DEEP, which stands for Dynamical ExaScale Entry Platform, is one of three exascale-enabling projects funded by the EU 7th framework programme. The three-year project began in December 2011 and includes 16 partners from eight countries with coordination provided by the Jülich Supercomputing Centre at Forschungszentrum Jülich. DEEP spans a wide array of applications, among them brain research, climatology and seismology.

Application developer Marc Tchiboukdjian has recently gone on record as it relates to his team’s experience with the DEEP system. An IT Architect at French-based geophysical services company CGG, Tchiboukdjian says his team is responsible for selecting the most appropriate hardware to run their seismic imaging applications. Then they collaborate internally with other teams to optimize these applications on the selected hardware. For the DEEP project, the team is currently analyzing how the TTI-RTM (tilted transverse isotropic reverse time migration) module – used for understanding seismic wave propagation in complex geology – performs on the DEEP architecture.

Asked about the need for exascale computing for seismic imaging workloads, Tchiboukdjian responds that seismic data processing and imaging algorithms are indeed pushing the boundaries of computing, and could do so much more if given access to exascale systems. He adds that future processing requirements will have two main drivers: “Improved data acquisition techniques in the field will result in much bigger datasets being generated with millions of traces holding more information, such as increased frequency content. Moreover, seismic algorithms will also improve and include more accurate physics for wave propagation in the modelling engines and full-waveform inversion to improve velocity models.”

Heterogenous computing, via accelerators like GPUs and coprocessors like the Intel Phi, is being looked at as an “extreme-scale” computing enabler. Current production systems at CGG are based on GPU clusters, and Tchiboukdjian relates that GPU-accelerated nodes are well suited for RTM (reverse time migration) because of the high bandwidth of the GDDR memory. By extension Tchiboukdjian is confident that the Intel Xeon Phi could be a similarly good candidate because it also has high memory bandwidth.

The DEEP project is exploring the potential of the Phi chips for its “cluster booster architecture.” The final DEEP prototype system will consist of a 128 node Eurotech Aurora Cluster and a 512 node Booster, constructed of Intel Xeon Phi co-processors (Booster Nodes), connected by the EXTOLL high-performance 3D torus network.

Tchiboukdjian speaks to some of the merits of the approach. “The DEEP cluster offers a high density thanks to an innovative and efficient cooling strategy,” he shares. “It is also more flexible compared to classical GPU-accelerated nodes. Thanks to the fast network linking the cluster nodes and the booster nodes together, you can dynamically adjust the ratio of host processing and co-processing according to the needs of each application.”

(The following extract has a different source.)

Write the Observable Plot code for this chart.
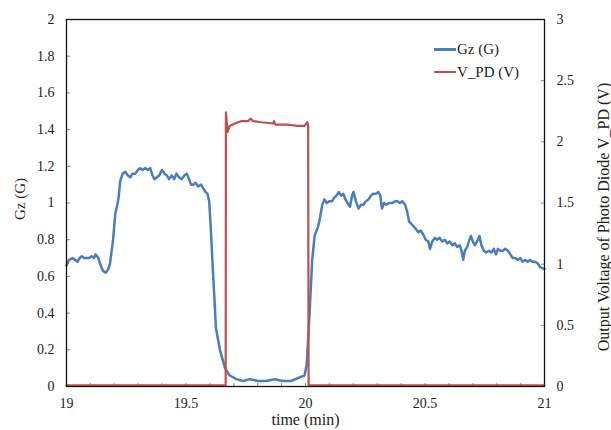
<!DOCTYPE html>
<html>
<head>
<meta charset="utf-8">
<script src="https://cdn.jsdelivr.net/npm/d3@7"></script>
<script src="https://cdn.jsdelivr.net/npm/@observablehq/plot@0.6"></script>
<style>
  body { margin: 0; background: white; }
  #wrap { position: relative; width: 611px; height: 430px; font-family: "Liberation Serif", serif; }
  #legend { position: absolute; left: 434px; top: 38px; font-size: 15px; color: #222; line-height: 22.5px; }
  #legend .item { display: flex; align-items: center; }
  #legend .sw { display: inline-block; width: 22px; height: 2.5px; margin-right: 1px; }
</style>
</head>
<body>
<div id="wrap"></div>
<script>
// Gz (G) series
const gzTime = [19.000,19.011,19.025,19.036,19.046,19.055,19.064,19.074,19.083,19.095,19.105,19.115,19.122,19.133,19.143,19.153,19.164,19.175,19.182,19.189,19.195,19.204,19.214,19.218,19.225,19.235,19.246,19.257,19.267,19.276,19.288,19.299,19.308,19.318,19.329,19.340,19.350,19.360,19.368,19.378,19.388,19.399,19.410,19.420,19.429,19.440,19.451,19.460,19.471,19.482,19.493,19.503,19.513,19.521,19.530,19.540,19.551,19.563,19.572,19.582,19.590,19.597,19.603,19.611,19.621,19.625,19.642,19.663,19.683,19.711,19.739,19.767,19.801,19.836,19.871,19.905,19.940,19.975,19.996,20.005,20.017,20.028,20.038,20.052,20.058,20.070,20.079,20.089,20.100,20.111,20.121,20.130,20.139,20.149,20.158,20.167,20.176,20.186,20.195,20.201,20.211,20.222,20.232,20.242,20.253,20.264,20.274,20.283,20.295,20.305,20.313,20.320,20.329,20.339,20.350,20.364,20.375,20.385,20.395,20.405,20.417,20.426,20.433,20.447,20.461,20.472,20.482,20.492,20.503,20.514,20.521,20.530,20.542,20.551,20.561,20.572,20.583,20.593,20.603,20.614,20.625,20.635,20.645,20.653,20.660,20.667,20.676,20.686,20.692,20.700,20.708,20.718,20.728,20.736,20.746,20.755,20.767,20.778,20.788,20.797,20.805,20.815,20.825,20.836,20.847,20.857,20.867,20.878,20.889,20.899,20.908,20.920,20.930,20.940,20.950,20.961,20.972,20.982,21.000];
const gzValue = [0.66,0.69,0.70,0.69,0.68,0.70,0.71,0.70,0.70,0.70,0.71,0.70,0.72,0.70,0.66,0.63,0.62,0.64,0.67,0.74,0.80,0.94,1.00,1.03,1.12,1.16,1.17,1.15,1.14,1.16,1.16,1.18,1.19,1.18,1.19,1.18,1.19,1.15,1.13,1.14,1.15,1.18,1.16,1.15,1.13,1.15,1.13,1.16,1.14,1.13,1.15,1.16,1.13,1.10,1.10,1.11,1.09,1.10,1.08,1.06,1.05,1.01,0.88,0.67,0.43,0.32,0.20,0.10,0.06,0.04,0.03,0.04,0.03,0.03,0.04,0.03,0.03,0.05,0.06,0.12,0.40,0.69,0.82,0.87,0.90,0.99,1.02,1.00,1.01,1.01,1.03,1.04,1.06,1.04,1.05,1.02,1.00,0.98,1.04,1.06,1.01,0.97,0.99,0.99,1.01,1.02,1.04,1.05,1.05,1.06,1.04,0.97,1.00,0.99,1.00,1.00,1.01,1.01,1.00,1.01,0.99,0.95,0.90,0.88,0.86,0.84,0.85,0.83,0.80,0.79,0.75,0.79,0.81,0.80,0.81,0.79,0.80,0.78,0.79,0.77,0.78,0.76,0.77,0.74,0.69,0.74,0.76,0.80,0.82,0.79,0.77,0.79,0.82,0.77,0.74,0.73,0.74,0.73,0.75,0.72,0.75,0.74,0.74,0.75,0.74,0.72,0.70,0.70,0.69,0.70,0.68,0.69,0.68,0.69,0.68,0.68,0.67,0.65,0.64];

// V_PD (V) series
const vTime = [19.000,19.666,19.667,19.674,19.683,19.704,19.732,19.760,19.771,19.780,19.815,19.864,19.868,19.874,19.926,19.968,19.996,20.007,20.011,20.013,21.000];
const vValue = [0.01,0.01,2.24,2.08,2.13,2.15,2.17,2.17,2.19,2.17,2.16,2.15,2.17,2.14,2.14,2.13,2.13,2.16,2.14,0.01,0.01];

// axes
const xTicks = [19, 19.5, 20, 20.5, 21];
const xMinorTicks = d3.range(190, 211).map(d => d / 10);
const gzTicks = [0, 0.2, 0.4, 0.6, 0.8, 1, 1.2, 1.4, 1.6, 1.8, 2];
const vTicks = [0, 0.5, 1, 1.5, 2, 2.5, 3];
const gzMax = 2, vMax = 3;
const ratio = gzMax / vMax; // secondary axis mapped onto primary

const gz = gzTime.map((t, i) => ({t, v: gzValue[i]}));
const vpd = vTime.map((t, i) => ({t, v: vValue[i] * ratio}));

const fmt = d => String(+(+d).toFixed(3));
const ink = "#222";
const font = "Liberation Serif";

const chart = Plot.plot({
  width: 611, height: 430,
  marginLeft: 66, marginRight: 67, marginTop: 19, marginBottom: 44,
  style: {fontFamily: font, background: "white", color: ink},
  x: {domain: [19, 21]},
  y: {domain: [0, gzMax]},
  marks: [
    // inward ticks
    Plot.axisX(xMinorTicks, {tickSize: -3, text: null, label: null, stroke: "#888"}),
    Plot.axisY(gzTicks, {tickSize: -4, text: null, label: null, stroke: "#888"}),
    Plot.axisY(vTicks.map(v => v * ratio), {anchor: "right", tickSize: -4, text: null, label: null, stroke: "#888"}),
    // tick labels
    Plot.axisX(xTicks, {tickSize: 0, tickPadding: 12, tickFormat: fmt, label: null, fontSize: 14}),
    Plot.axisY(gzTicks, {tickSize: 0, tickPadding: 12, tickFormat: fmt, label: null, fontSize: 14}),
    Plot.axisY(vTicks.map(v => v * ratio), {anchor: "right", tickSize: 0, tickPadding: 12, tickFormat: d => fmt(d / ratio), label: null, fontSize: 14}),
    // data
    Plot.line(gz, {x: "t", y: "v", stroke: "#4a7ebb", strokeWidth: 2.5}),
    Plot.line(vpd, {x: "t", y: "v", stroke: "#c0504d", strokeWidth: 2.2}),
    Plot.frame({stroke: "#111", strokeWidth: 1.3}),
    // axis titles
    Plot.text(["Gz (G)"], {frameAnchor: "left", dx: -46, dy: -4, rotate: -90, textAnchor: "middle", lineAnchor: "middle", fontSize: 15, fill: ink}),
    Plot.text(["Output Voltage of Photo Diode V_PD (V)"], {frameAnchor: "right", dx: 59, dy: 14, rotate: -90, textAnchor: "middle", lineAnchor: "middle", fontSize: 16, fill: ink, letterSpacing: "1.5px"}),
    Plot.text(["time (min)"], {frameAnchor: "bottom", dy: 33, textAnchor: "middle", lineAnchor: "middle", fontSize: 16, fill: ink, letterSpacing: "0.8px"})
  ]
});

const wrap = document.getElementById("wrap");
wrap.appendChild(chart);

const legend = document.createElement("div");
legend.id = "legend";
[["Gz (G)", "#4a7ebb"], ["V_PD (V)", "#c0504d"]].forEach(([name, color]) => {
  const item = document.createElement("div");
  item.className = "item";
  const sw = document.createElement("span");
  sw.className = "sw";
  sw.style.background = color;
  item.appendChild(sw);
  item.appendChild(document.createTextNode(name));
  legend.appendChild(item);
});
wrap.appendChild(legend);
</script>
</body>
</html>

Tchiboukdjian also comments on the new software stack that has been employed for the DEEP project. It uses an innovative approach (based on a modified version of OmpSs) that allows the user to select and execute the most scalable and compute-intensive parts of the code on the Xeon Phi.

Looking ahead, the next iteration of DEEP will include upgrades that should work even better for CGG’s application needs, according to Tchiboukdjian. The upcoming second-generation Intel Xeon Phi will have more memory and the the booster nodes will use non-volatile memory, so there will be sufficient local scratch bandwidth for RTM to run smoothly, he adds.